The southern Gulf region, which includes states such as Arkansas, Mississippi and Texas, has had the largest decline in freight vehicle-miles traveled since the start of the pandemic and was down 17%. The western region, which includes states such as California, Washington and Wyoming, has been the least impacted U.S. region and was down 6%.
In Arkansas, freight vehicle-miles traveled have fallen 18% since the start of the pandemic. Only Texas and Kentucky have had a larger decline in the southern Gulf region and were down 20%, respectively.
The region “is home to three of the top five states in long-haul trucking contractions,” the report shows. “The reduction in freight movement may be partially due to hard goods manufacturing, as it represents a large portion of the Gross Domestic Product in these states.”
The metro area with the largest increase in highway travel speeds amid the pandemic was San Francisco with a 51% rise during morning rush hour at 8 a.m. and a 60% increase during evening rush hour at 5 p.m., the report shows. Los Angeles noted a 46% increase in travel speeds during morning rush hour and a 59% increase in travel speeds during evening rush hour. Boston had a 33% increase in travel speeds during morning rush hour, while Houston and Tampa, Fla., both had a 44% increase in travel speeds during evening rush hour.

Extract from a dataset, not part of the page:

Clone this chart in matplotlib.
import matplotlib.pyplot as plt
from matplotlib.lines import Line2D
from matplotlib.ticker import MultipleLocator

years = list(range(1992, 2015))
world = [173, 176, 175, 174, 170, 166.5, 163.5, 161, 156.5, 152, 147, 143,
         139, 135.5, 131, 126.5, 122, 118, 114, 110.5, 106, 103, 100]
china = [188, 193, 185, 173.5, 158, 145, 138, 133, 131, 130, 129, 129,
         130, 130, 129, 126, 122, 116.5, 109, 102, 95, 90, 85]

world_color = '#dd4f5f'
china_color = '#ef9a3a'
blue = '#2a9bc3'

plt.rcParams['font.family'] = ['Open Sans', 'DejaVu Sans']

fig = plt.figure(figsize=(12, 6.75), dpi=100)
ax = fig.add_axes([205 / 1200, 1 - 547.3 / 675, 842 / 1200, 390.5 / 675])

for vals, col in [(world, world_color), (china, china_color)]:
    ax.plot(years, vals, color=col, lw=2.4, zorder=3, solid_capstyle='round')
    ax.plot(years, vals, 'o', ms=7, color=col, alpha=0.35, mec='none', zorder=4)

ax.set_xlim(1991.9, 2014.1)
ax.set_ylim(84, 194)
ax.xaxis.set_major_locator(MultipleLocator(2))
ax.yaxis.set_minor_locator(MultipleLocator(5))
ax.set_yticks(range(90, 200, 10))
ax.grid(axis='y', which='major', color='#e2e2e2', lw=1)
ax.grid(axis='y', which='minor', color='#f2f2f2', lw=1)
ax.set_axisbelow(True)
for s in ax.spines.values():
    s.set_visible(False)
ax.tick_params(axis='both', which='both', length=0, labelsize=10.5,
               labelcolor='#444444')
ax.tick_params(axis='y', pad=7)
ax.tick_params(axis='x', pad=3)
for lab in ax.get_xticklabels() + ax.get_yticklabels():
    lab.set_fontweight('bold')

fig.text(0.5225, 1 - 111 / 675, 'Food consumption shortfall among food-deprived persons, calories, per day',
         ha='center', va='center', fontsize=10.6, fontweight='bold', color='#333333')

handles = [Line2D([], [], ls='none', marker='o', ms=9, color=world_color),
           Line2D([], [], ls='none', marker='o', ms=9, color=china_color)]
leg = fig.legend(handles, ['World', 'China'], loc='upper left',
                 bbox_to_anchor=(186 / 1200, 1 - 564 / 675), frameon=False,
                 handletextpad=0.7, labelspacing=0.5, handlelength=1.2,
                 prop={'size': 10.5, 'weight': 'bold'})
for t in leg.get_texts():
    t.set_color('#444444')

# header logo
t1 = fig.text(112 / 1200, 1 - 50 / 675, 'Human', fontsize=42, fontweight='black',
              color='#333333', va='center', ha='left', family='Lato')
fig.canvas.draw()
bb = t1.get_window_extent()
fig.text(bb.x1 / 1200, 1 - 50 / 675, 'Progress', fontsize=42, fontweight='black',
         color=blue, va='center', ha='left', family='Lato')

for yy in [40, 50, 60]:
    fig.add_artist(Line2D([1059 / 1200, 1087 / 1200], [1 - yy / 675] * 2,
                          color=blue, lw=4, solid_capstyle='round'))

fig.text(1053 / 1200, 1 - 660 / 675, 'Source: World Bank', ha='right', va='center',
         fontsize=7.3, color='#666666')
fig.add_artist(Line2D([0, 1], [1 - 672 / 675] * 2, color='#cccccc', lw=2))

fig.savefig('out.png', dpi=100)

Trucks on Interstate 405 in Los Angeles had the greatest time savings in the morning and evening commute periods as travel times fell more than 73% during evening rush hour. Travel times fell 65% for trucks on Interstate 90 in Chicago. In Atlanta, travel times decreased 52% for trucks on Interstate 285 during evening rush hour. Traffic congestion costs the United States $88 billion in lost time idling in traffic, according to the 2019 Global Traffic Scorecard.
“Freight corridors should be top of mind as the public and private sectors work toward investing in a federal infrastructure package,” Pishue wrote in the report. “Ensuring these vital arteries are preserved and maintained will also be a welcome sight to drivers and consumers across the country as we recover from COVID-19. Looking at the country’s busiest freight corridors, these time savings enable the rapid delivery of goods throughout the country — especially in this time of need.”